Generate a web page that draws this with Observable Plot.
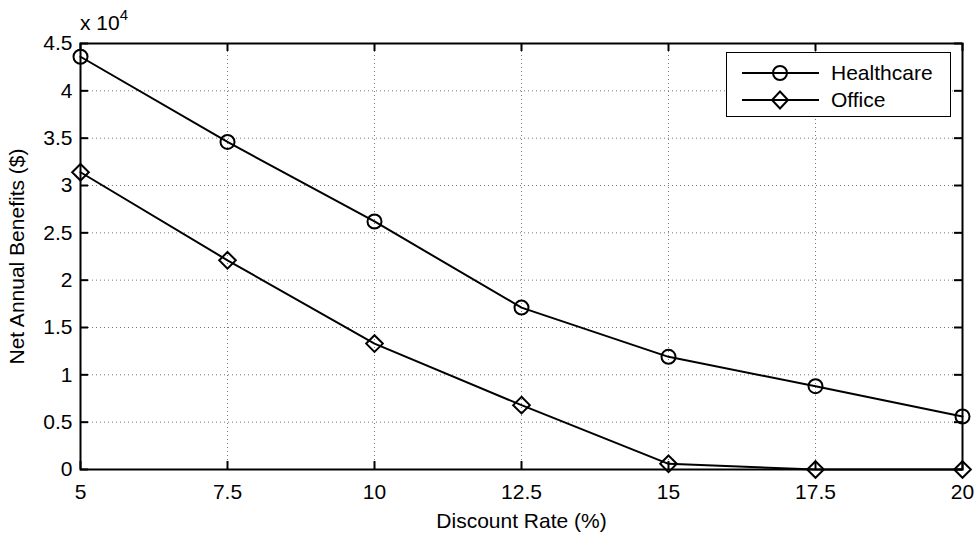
<!DOCTYPE html>
<html>
<head>
<meta charset="utf-8">
<script src="https://cdn.jsdelivr.net/npm/d3@7"></script>
<script src="https://cdn.jsdelivr.net/npm/@observablehq/plot@0.6"></script>
<style>
  html, body { margin: 0; padding: 0; background: #fff; }
  #wrap { position: relative; width: 975px; height: 536px; font-family: "Liberation Sans", Arial, sans-serif; }
  #exp { position: absolute; left: 80px; top: 12px; font-size: 21px; color: #000; line-height: 1; white-space: nowrap; }
  #exp sup { font-size: 15px; position: relative; top: -5px; vertical-align: top; }
  #legend { position: absolute; left: 726px; top: 52px; width: 225px; height: 65px; border: 1px solid #000; background: #fff; box-sizing: border-box; }
</style>
</head>
<body>
<div id="wrap"></div>
<script>
const rates = [5, 7.5, 10, 12.5, 15, 17.5, 20];
const healthcare = [43600, 34600, 26200, 17100, 11900, 8800, 5600];
const office = [31400, 22100, 13300, 6800, 600, 0, 0];
const seriesNames = ["Healthcare", "Office"];
const xTicks = [5, 7.5, 10, 12.5, 15, 17.5, 20];
const yTicks = [0, 5000, 10000, 15000, 20000, 25000, 30000, 35000, 40000, 45000];

const data = [
  ...rates.map((r, i) => ({rate: r, value: healthcare[i], series: seriesNames[0]})),
  ...rates.map((r, i) => ({rate: r, value: office[i], series: seriesNames[1]}))
];

const W = 975, H = 536, ML = 80, MR = 13, MT = 43, MB = 67;
const plotW = W - ML - MR, plotH = H - MT - MB, tickLen = 8;

const gridStyle = {stroke: "#777", strokeOpacity: 1, strokeWidth: 1, strokeDasharray: "1,3"};
const tickStyle = {stroke: "#000", strokeWidth: 2};

const chart = Plot.plot({
  width: W,
  height: H,
  marginLeft: ML,
  marginRight: MR,
  marginTop: MT,
  marginBottom: MB,
  style: {fontFamily: "'Liberation Sans', Arial, sans-serif", fontSize: "21px", color: "#000", background: "#fff"},
  x: {domain: [5, 20]},
  y: {domain: [0, 45000]},
  marks: [
    Plot.gridX(xTicks, gridStyle),
    Plot.gridY(yTicks, gridStyle),
    Plot.axisX(xTicks, {anchor: "bottom", tickSize: 0, tickPadding: 15, fontSize: 21,
      tickFormat: d => String(d), label: "Discount Rate (%)", labelAnchor: "center", labelArrow: "none", labelOffset: 58}),
    Plot.axisY(yTicks, {anchor: "left", tickSize: 0, tickPadding: 8, fontSize: 21,
      tickFormat: d => String(d / 10000), label: "Net Annual Benefits ($)", labelAnchor: "center", labelArrow: "none", labelOffset: 71}),
    // inward tick marks on all four sides
    Plot.ruleX(xTicks, {...tickStyle, insetTop: plotH - tickLen}),
    Plot.ruleX(xTicks, {...tickStyle, insetBottom: plotH - tickLen}),
    Plot.ruleY(yTicks, {...tickStyle, insetRight: plotW - tickLen}),
    Plot.ruleY(yTicks, {...tickStyle, insetLeft: plotW - tickLen}),
    Plot.frame({stroke: "#000", strokeWidth: 2}),
    Plot.line(data, {x: "rate", y: "value", z: "series", stroke: "#000", strokeWidth: 2}),
    Plot.dot(data.filter(d => d.series === "Healthcare"), {x: "rate", y: "value", symbol: "circle", r: 7, stroke: "#000", strokeWidth: 2, fill: "none"}),
    Plot.dot(data.filter(d => d.series === "Office"), {x: "rate", y: "value", symbol: "diamond2", r: 7.5, stroke: "#000", strokeWidth: 2, fill: "none"})
  ]
});

const wrap = document.getElementById("wrap");
wrap.appendChild(chart);

const exp = document.createElement("div");
exp.id = "exp";
exp.innerHTML = "x 10<sup>4</sup>";
wrap.appendChild(exp);

const legend = document.createElement("div");
legend.id = "legend";
legend.innerHTML = `
<svg width="225" height="65" style="display:block;font-family:'Liberation Sans',Arial,sans-serif;font-size:21px">
  <line x1="15" x2="92" y1="20" y2="20" stroke="#000" stroke-width="2"/>
  <circle cx="53" cy="20" r="7" fill="none" stroke="#000" stroke-width="2"/>
  <text x="104" y="20" dy="0.35em">${seriesNames[0]}</text>
  <line x1="15" x2="92" y1="47" y2="47" stroke="#000" stroke-width="2"/>
  <path d="M53,38.5L61,47L53,55.5L45,47Z" fill="none" stroke="#000" stroke-width="2"/>
  <text x="104" y="47" dy="0.35em">${seriesNames[1]}</text>
</svg>`;
wrap.appendChild(legend);
</script>
</body>
</html>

* * *

TASK PROMPT = Copy out the whole listing exactly, and don't carry over any pictures.

ANSWER FOR THIS EXERCISE =
Generate a web page that draws this with Observable Plot.
<!DOCTYPE html>
<html>
<head>
<meta charset="utf-8">
<script src="https://cdn.jsdelivr.net/npm/d3@7"></script>
<script src="https://cdn.jsdelivr.net/npm/@observablehq/plot@0.6"></script>
<style>
  html, body { margin: 0; padding: 0; background: #fff; }
  #wrap { position: relative; width: 975px; height: 536px; font-family: "Liberation Sans", Arial, sans-serif; }
  #exp { position: absolute; left: 80px; top: 12px; font-size: 21px; color: #000; line-height: 1; white-space: nowrap; }
  #exp sup { font-size: 15px; position: relative; top: -5px; vertical-align: top; }
  #legend { position: absolute; left: 726px; top: 52px; width: 225px; height: 65px; border: 1px solid #000; background: #fff; box-sizing: border-box; }
</style>
</head>
<body>
<div id="wrap"></div>
<script>
const rates = [5, 7.5, 10, 12.5, 15, 17.5, 20];
const healthcare = [43600, 34600, 26200, 17100, 11900, 8800, 5600];
const office = [31400, 22100, 13300, 6800, 600, 0, 0];
const seriesNames = ["Healthcare", "Office"];
const xTicks = [5, 7.5, 10, 12.5, 15, 17.5, 20];
const yTicks = [0, 5000, 10000, 15000, 20000, 25000, 30000, 35000, 40000, 45000];

const data = [
  ...rates.map((r, i) => ({rate: r, value: healthcare[i], series: seriesNames[0]})),
  ...rates.map((r, i) => ({rate: r, value: office[i], series: seriesNames[1]}))
];

const W = 975, H = 536, ML = 80, MR = 13, MT = 43, MB = 67;
const plotW = W - ML - MR, plotH = H - MT - MB, tickLen = 8;

const gridStyle = {stroke: "#777", strokeOpacity: 1, strokeWidth: 1, strokeDasharray: "1,3"};
const tickStyle = {stroke: "#000", strokeWidth: 2};

const chart = Plot.plot({
  width: W,
  height: H,
  marginLeft: ML,
  marginRight: MR,
  marginTop: MT,
  marginBottom: MB,
  style: {fontFamily: "'Liberation Sans', Arial, sans-serif", fontSize: "21px", color: "#000", background: "#fff"},
  x: {domain: [5, 20]},
  y: {domain: [0, 45000]},
  marks: [
    Plot.gridX(xTicks, gridStyle),
    Plot.gridY(yTicks, gridStyle),
    Plot.axisX(xTicks, {anchor: "bottom", tickSize: 0, tickPadding: 15, fontSize: 21,
      tickFormat: d => String(d), label: "Discount Rate (%)", labelAnchor: "center", labelArrow: "none", labelOffset: 58}),
    Plot.axisY(yTicks, {anchor: "left", tickSize: 0, tickPadding: 8, fontSize: 21,
      tickFormat: d => String(d / 10000), label: "Net Annual Benefits ($)", labelAnchor: "center", labelArrow: "none", labelOffset: 71}),
    // inward tick marks on all four sides
    Plot.ruleX(xTicks, {...tickStyle, insetTop: plotH - tickLen}),
    Plot.ruleX(xTicks, {...tickStyle, insetBottom: plotH - tickLen}),
    Plot.ruleY(yTicks, {...tickStyle, insetRight: plotW - tickLen}),
    Plot.ruleY(yTicks, {...tickStyle, insetLeft: plotW - tickLen}),
    Plot.frame({stroke: "#000", strokeWidth: 2}),
    Plot.line(data, {x: "rate", y: "value", z: "series", stroke: "#000", strokeWidth: 2}),
    Plot.dot(data.filter(d => d.series === "Healthcare"), {x: "rate", y: "value", symbol: "circle", r: 7, stroke: "#000", strokeWidth: 2, fill: "none"}),
    Plot.dot(data.filter(d => d.series === "Office"), {x: "rate", y: "value", symbol: "diamond2", r: 7.5, stroke: "#000", strokeWidth: 2, fill: "none"})
  ]
});

const wrap = document.getElementById("wrap");
wrap.appendChild(chart);

const exp = document.createElement("div");
exp.id = "exp";
exp.innerHTML = "x 10<sup>4</sup>";
wrap.appendChild(exp);

const legend = document.createElement("div");
legend.id = "legend";
legend.innerHTML = `
<svg width="225" height="65" style="display:block;font-family:'Liberation Sans',Arial,sans-serif;font-size:21px">
  <line x1="15" x2="92" y1="20" y2="20" stroke="#000" stroke-width="2"/>
  <circle cx="53" cy="20" r="7" fill="none" stroke="#000" stroke-width="2"/>
  <text x="104" y="20" dy="0.35em">${seriesNames[0]}</text>
  <line x1="15" x2="92" y1="47" y2="47" stroke="#000" stroke-width="2"/>
  <path d="M53,38.5L61,47L53,55.5L45,47Z" fill="none" stroke="#000" stroke-width="2"/>
  <text x="104" y="47" dy="0.35em">${seriesNames[1]}</text>
</svg>`;
wrap.appendChild(legend);
</script>
</body>
</html>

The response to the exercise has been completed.